- [WHAT TO DO]: Copy each line exactly. Drop every picture.

- [DATA EXCERPT]:
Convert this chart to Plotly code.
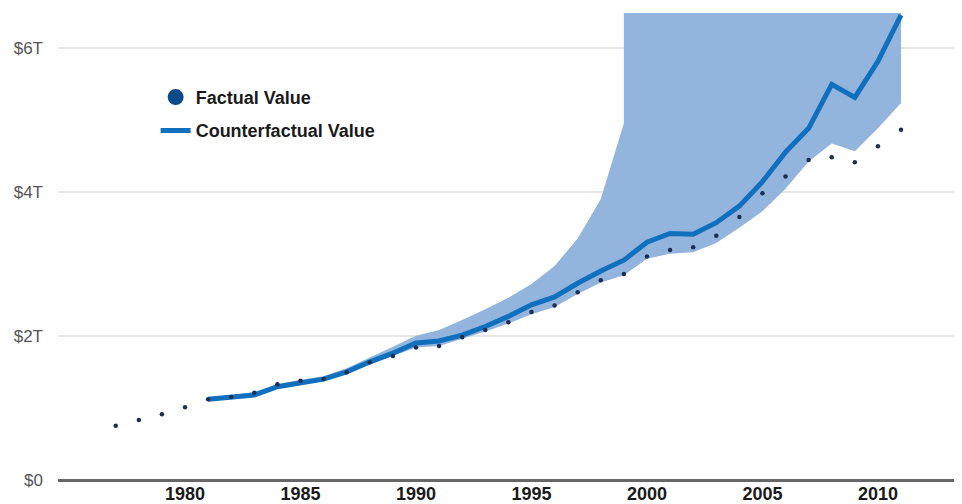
import plotly.graph_objects as go

# ---- data (trillions of dollars) ----
factual_years = list(range(1977, 2012))
factual_values = [0.754, 0.833, 0.912, 1.009, 1.12, 1.152, 1.212, 1.328, 1.378, 1.40,
                  1.495, 1.633, 1.72, 1.84, 1.86, 1.98, 2.08, 2.19, 2.33, 2.42,
                  2.605, 2.77, 2.86, 3.10, 3.19, 3.23, 3.39, 3.65, 3.98, 4.21,
                  4.44, 4.48, 4.41, 4.63, 4.86]

cf_years = list(range(1981, 2012))
cf_values = [1.12, 1.15, 1.18, 1.295, 1.35, 1.40, 1.50, 1.64, 1.76, 1.90,
             1.93, 2.01, 2.13, 2.27, 2.43, 2.54, 2.73, 2.90, 3.05, 3.30,
             3.42, 3.41, 3.57, 3.80, 4.14, 4.55, 4.88, 5.49, 5.31, 5.81, 6.45]

band_lower_years = list(range(1981, 2012))
band_lower = [1.10, 1.13, 1.16, 1.27, 1.33, 1.37, 1.47, 1.60, 1.72, 1.84,
              1.86, 1.96, 2.06, 2.17, 2.30, 2.40, 2.58, 2.74, 2.84, 3.07,
              3.14, 3.16, 3.29, 3.50, 3.73, 4.04, 4.42, 4.67, 4.56, 4.88, 5.23]

# upper bound is unbounded (off the chart) from 1999 on
band_upper_years = list(range(1981, 2000)) + list(range(1999, 2012))
band_upper = [1.15, 1.18, 1.22, 1.33, 1.39, 1.44, 1.55, 1.70, 1.85, 2.00,
              2.08, 2.22, 2.37, 2.53, 2.72, 2.97, 3.35, 3.90, 4.95,
              12, 12, 12, 12, 12, 12, 12, 12, 12, 12, 12, 12, 12]

y_tickvals = [0, 2, 4, 6]
y_ticktext = ["$0", "$2T", "$4T", "$6T"]
x_tickvals = [1980, 1985, 1990, 1995, 2000, 2005, 2010]

LINE_BLUE = "#1070bd"
BAND_BLUE = "#93b4dd"
DOT_NAVY = "#1c2f52"
LEGEND_NAVY = "#0c4a8a"

fig = go.Figure()

# confidence band as a closed polygon
fig.add_trace(go.Scatter(
    x=band_upper_years + band_lower_years[::-1],
    y=band_upper + band_lower[::-1],
    fill="toself", fillcolor=BAND_BLUE, mode="none",
    showlegend=False, hoverinfo="skip"))

fig.add_trace(go.Scatter(
    x=cf_years, y=cf_values, mode="lines",
    line=dict(color=LINE_BLUE, width=5),
    name="Counterfactual Value", legendgroup="b", legendrank=2))

fig.add_trace(go.Scatter(
    x=factual_years, y=factual_values, mode="markers",
    marker=dict(color=DOT_NAVY, size=4.5),
    name="Factual Value", showlegend=False))

# legend-only entry with the large circle
fig.add_trace(go.Scatter(
    x=[None], y=[None], mode="markers",
    marker=dict(color=LEGEND_NAVY, size=17),
    name="Factual Value", legendgroup="a", legendrank=1))

# the page body has an 8px margin, so the figure is sized to fill the window from there
fig.update_layout(
    width=954, height=496,
    margin=dict(l=50, r=0, t=5, b=24, autoexpand=False),
    paper_bgcolor="white", plot_bgcolor="white",
    font=dict(family="Liberation Sans, Arial, sans-serif"),
    legend=dict(
        x=0.108, y=0.859, xanchor="left", yanchor="top",
        bgcolor="rgba(0,0,0,0)",
        font=dict(size=18, color="#1a1a1a", family="Liberation Sans, Arial, sans-serif", weight="bold"),
        itemsizing="trace", traceorder="grouped", tracegroupgap=7,
    ),
    xaxis=dict(
        range=[1974.5, 2013.64],
        tickvals=x_tickvals,
        showgrid=False, zeroline=False,
        showline=False, ticks="",
        tickfont=dict(size=18, color="#1a1a1a", weight="bold"),
        ticklabelstandoff=1,
        automargin=False,
    ),
    yaxis=dict(
        range=[0, 6.48],
        tickvals=y_tickvals, ticktext=y_ticktext,
        showgrid=True, gridcolor="#e6e6e6", gridwidth=1.5,
        zeroline=True, zerolinecolor="#666666", zerolinewidth=2.5,
        showline=False, ticks="",
        tickfont=dict(size=17, color="#555555"),
        ticklabelstandoff=14,
        automargin=False,
    ),
    showlegend=True,
)

fig.write_html("out.html")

- [COMPLETE ANSWER]:
Convert this chart to Plotly code.
import plotly.graph_objects as go

# ---- data (trillions of dollars) ----
factual_years = list(range(1977, 2012))
factual_values = [0.754, 0.833, 0.912, 1.009, 1.12, 1.152, 1.212, 1.328, 1.378, 1.40,
                  1.495, 1.633, 1.72, 1.84, 1.86, 1.98, 2.08, 2.19, 2.33, 2.42,
                  2.605, 2.77, 2.86, 3.10, 3.19, 3.23, 3.39, 3.65, 3.98, 4.21,
                  4.44, 4.48, 4.41, 4.63, 4.86]

cf_years = list(range(1981, 2012))
cf_values = [1.12, 1.15, 1.18, 1.295, 1.35, 1.40, 1.50, 1.64, 1.76, 1.90,
             1.93, 2.01, 2.13, 2.27, 2.43, 2.54, 2.73, 2.90, 3.05, 3.30,
             3.42, 3.41, 3.57, 3.80, 4.14, 4.55, 4.88, 5.49, 5.31, 5.81, 6.45]

band_lower_years = list(range(1981, 2012))
band_lower = [1.10, 1.13, 1.16, 1.27, 1.33, 1.37, 1.47, 1.60, 1.72, 1.84,
              1.86, 1.96, 2.06, 2.17, 2.30, 2.40, 2.58, 2.74, 2.84, 3.07,
              3.14, 3.16, 3.29, 3.50, 3.73, 4.04, 4.42, 4.67, 4.56, 4.88, 5.23]

# upper bound is unbounded (off the chart) from 1999 on
band_upper_years = list(range(1981, 2000)) + list(range(1999, 2012))
band_upper = [1.15, 1.18, 1.22, 1.33, 1.39, 1.44, 1.55, 1.70, 1.85, 2.00,
              2.08, 2.22, 2.37, 2.53, 2.72, 2.97, 3.35, 3.90, 4.95,
              12, 12, 12, 12, 12, 12, 12, 12, 12, 12, 12, 12, 12]

y_tickvals = [0, 2, 4, 6]
y_ticktext = ["$0", "$2T", "$4T", "$6T"]
x_tickvals = [1980, 1985, 1990, 1995, 2000, 2005, 2010]

LINE_BLUE = "#1070bd"
BAND_BLUE = "#93b4dd"
DOT_NAVY = "#1c2f52"
LEGEND_NAVY = "#0c4a8a"

fig = go.Figure()

# confidence band as a closed polygon
fig.add_trace(go.Scatter(
    x=band_upper_years + band_lower_years[::-1],
    y=band_upper + band_lower[::-1],
    fill="toself", fillcolor=BAND_BLUE, mode="none",
    showlegend=False, hoverinfo="skip"))

fig.add_trace(go.Scatter(
    x=cf_years, y=cf_values, mode="lines",
    line=dict(color=LINE_BLUE, width=5),
    name="Counterfactual Value", legendgroup="b", legendrank=2))

fig.add_trace(go.Scatter(
    x=factual_years, y=factual_values, mode="markers",
    marker=dict(color=DOT_NAVY, size=4.5),
    name="Factual Value", showlegend=False))

# legend-only entry with the large circle
fig.add_trace(go.Scatter(
    x=[None], y=[None], mode="markers",
    marker=dict(color=LEGEND_NAVY, size=17),
    name="Factual Value", legendgroup="a", legendrank=1))

# the page body has an 8px margin, so the figure is sized to fill the window from there
fig.update_layout(
    width=954, height=496,
    margin=dict(l=50, r=0, t=5, b=24, autoexpand=False),
    paper_bgcolor="white", plot_bgcolor="white",
    font=dict(family="Liberation Sans, Arial, sans-serif"),
    legend=dict(
        x=0.108, y=0.859, xanchor="left", yanchor="top",
        bgcolor="rgba(0,0,0,0)",
        font=dict(size=18, color="#1a1a1a", family="Liberation Sans, Arial, sans-serif", weight="bold"),
        itemsizing="trace", traceorder="grouped", tracegroupgap=7,
    ),
    xaxis=dict(
        range=[1974.5, 2013.64],
        tickvals=x_tickvals,
        showgrid=False, zeroline=False,
        showline=False, ticks="",
        tickfont=dict(size=18, color="#1a1a1a", weight="bold"),
        ticklabelstandoff=1,
        automargin=False,
    ),
    yaxis=dict(
        range=[0, 6.48],
        tickvals=y_tickvals, ticktext=y_ticktext,
        showgrid=True, gridcolor="#e6e6e6", gridwidth=1.5,
        zeroline=True, zerolinecolor="#666666", zerolinewidth=2.5,
        showline=False, ticks="",
        tickfont=dict(size=17, color="#555555"),
        ticklabelstandoff=14,
        automargin=False,
    ),
    showlegend=True,
)

fig.write_html("out.html")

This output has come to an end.